Skip to content

v0.7.0

Release Date: 2026-01-24

WebSocket STT migration to scribe_v2_realtime and TTS stream completion detection.

Highlights

  • WebSocket STT migrated to scribe_v2_realtime with breaking changes to options and message formats
  • WebSocket TTS stream completion via Done() channel for reliable end-of-stream handling

Breaking Changes

This release contains breaking changes to the WebSocket STT API. See Upgrade Notes below for migration guidance.

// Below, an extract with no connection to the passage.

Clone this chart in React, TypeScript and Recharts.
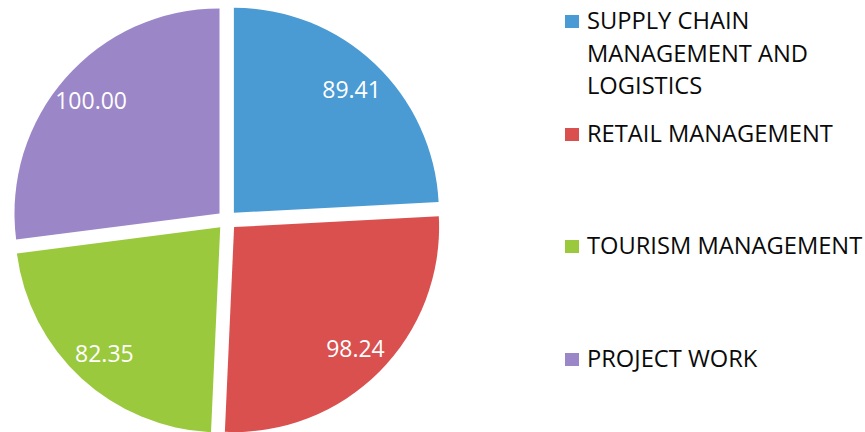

Before (v0.6.x) After (v0.7.0)
SampleRate + Encoding AudioFormat (e.g., "pcm_16000")
EnableWordTimestamps IncludeTimestamps
EnablePartials Removed (partials always enabled)
EndStream() Commit()
Model: scribe_v1 Model: scribe_v2_realtime

New Features

WebSocket STT: scribe_v2_realtime API

The real-time STT service now uses the ElevenLabs scribe_v2_realtime API with query-parameter-based configuration and commit semantics for transcript finalization.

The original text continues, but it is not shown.